Aim — Take the lines of the data below from the very first through the line containing "const xEnds = [-2.26, 3.27];" and output them exactly, pictures excluded.

Supplied information —
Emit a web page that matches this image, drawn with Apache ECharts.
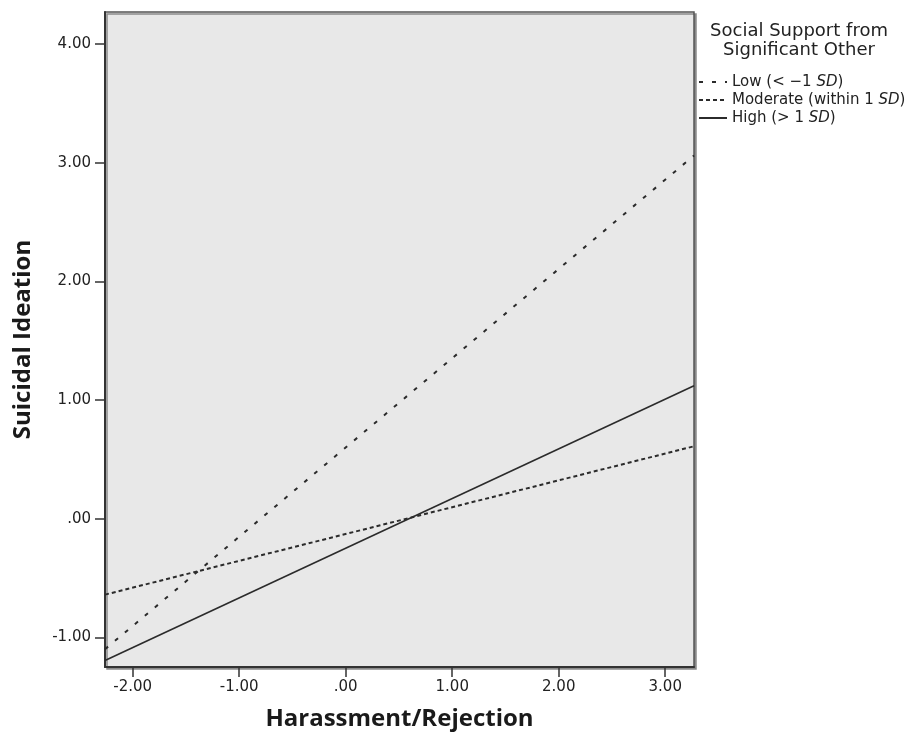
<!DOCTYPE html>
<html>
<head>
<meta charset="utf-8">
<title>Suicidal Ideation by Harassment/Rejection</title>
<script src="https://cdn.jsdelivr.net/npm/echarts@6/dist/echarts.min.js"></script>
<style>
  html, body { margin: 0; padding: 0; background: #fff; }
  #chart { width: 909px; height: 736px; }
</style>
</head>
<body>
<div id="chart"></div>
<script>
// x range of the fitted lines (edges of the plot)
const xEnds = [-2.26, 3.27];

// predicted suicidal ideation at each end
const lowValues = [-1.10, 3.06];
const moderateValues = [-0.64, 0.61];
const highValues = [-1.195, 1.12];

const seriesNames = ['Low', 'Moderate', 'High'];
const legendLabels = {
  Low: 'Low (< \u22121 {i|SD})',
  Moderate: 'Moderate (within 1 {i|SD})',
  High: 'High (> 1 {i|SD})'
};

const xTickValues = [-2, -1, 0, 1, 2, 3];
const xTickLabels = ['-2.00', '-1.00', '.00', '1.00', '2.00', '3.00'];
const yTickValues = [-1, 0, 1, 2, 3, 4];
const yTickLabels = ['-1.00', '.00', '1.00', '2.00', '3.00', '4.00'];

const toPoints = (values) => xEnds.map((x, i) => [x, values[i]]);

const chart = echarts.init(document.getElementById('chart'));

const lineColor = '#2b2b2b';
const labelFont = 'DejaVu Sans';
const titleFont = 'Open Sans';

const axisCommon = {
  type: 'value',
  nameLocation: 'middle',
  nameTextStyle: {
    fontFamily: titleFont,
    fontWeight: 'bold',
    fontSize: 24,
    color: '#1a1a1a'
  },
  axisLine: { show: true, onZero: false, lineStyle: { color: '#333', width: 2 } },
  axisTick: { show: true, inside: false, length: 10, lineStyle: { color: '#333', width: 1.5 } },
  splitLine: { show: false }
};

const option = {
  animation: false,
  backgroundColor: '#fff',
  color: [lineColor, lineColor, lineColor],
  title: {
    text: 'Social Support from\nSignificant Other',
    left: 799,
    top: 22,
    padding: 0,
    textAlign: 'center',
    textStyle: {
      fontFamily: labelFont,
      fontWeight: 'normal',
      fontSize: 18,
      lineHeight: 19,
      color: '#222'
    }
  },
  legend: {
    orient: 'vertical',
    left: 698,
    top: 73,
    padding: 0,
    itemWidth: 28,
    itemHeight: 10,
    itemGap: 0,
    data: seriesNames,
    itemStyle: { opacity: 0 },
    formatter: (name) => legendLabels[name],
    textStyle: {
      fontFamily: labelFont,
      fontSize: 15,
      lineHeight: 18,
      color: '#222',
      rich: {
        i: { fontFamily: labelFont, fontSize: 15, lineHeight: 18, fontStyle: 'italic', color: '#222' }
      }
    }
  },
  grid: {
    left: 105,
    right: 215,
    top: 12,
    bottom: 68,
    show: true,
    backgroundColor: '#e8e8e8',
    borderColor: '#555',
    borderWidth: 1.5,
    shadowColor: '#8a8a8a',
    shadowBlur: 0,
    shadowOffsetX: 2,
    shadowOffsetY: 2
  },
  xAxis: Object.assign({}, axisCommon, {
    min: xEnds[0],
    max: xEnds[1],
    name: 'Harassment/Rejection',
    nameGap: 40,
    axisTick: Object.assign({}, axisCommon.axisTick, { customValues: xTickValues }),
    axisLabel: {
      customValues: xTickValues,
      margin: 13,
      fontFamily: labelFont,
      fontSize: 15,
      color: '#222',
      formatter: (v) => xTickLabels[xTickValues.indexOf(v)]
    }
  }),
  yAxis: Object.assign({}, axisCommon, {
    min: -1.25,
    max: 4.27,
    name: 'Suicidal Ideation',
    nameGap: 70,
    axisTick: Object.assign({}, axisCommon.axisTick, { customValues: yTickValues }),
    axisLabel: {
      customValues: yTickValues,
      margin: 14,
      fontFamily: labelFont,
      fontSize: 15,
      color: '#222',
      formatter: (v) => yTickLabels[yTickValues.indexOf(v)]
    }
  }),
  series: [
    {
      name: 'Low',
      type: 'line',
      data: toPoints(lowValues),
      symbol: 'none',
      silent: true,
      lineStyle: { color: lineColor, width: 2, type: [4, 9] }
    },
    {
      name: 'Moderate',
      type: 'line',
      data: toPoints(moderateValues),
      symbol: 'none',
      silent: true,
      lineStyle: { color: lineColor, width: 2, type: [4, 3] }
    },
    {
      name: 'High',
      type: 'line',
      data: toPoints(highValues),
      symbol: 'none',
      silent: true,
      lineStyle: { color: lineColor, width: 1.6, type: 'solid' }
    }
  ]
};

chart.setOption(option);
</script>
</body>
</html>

Correct output —
Emit a web page that matches this image, drawn with Apache ECharts.
<!DOCTYPE html>
<html>
<head>
<meta charset="utf-8">
<title>Suicidal Ideation by Harassment/Rejection</title>
<script src="https://cdn.jsdelivr.net/npm/echarts@6/dist/echarts.min.js"></script>
<style>
  html, body { margin: 0; padding: 0; background: #fff; }
  #chart { width: 909px; height: 736px; }
</style>
</head>
<body>
<div id="chart"></div>
<script>
// x range of the fitted lines (edges of the plot)
const xEnds = [-2.26, 3.27];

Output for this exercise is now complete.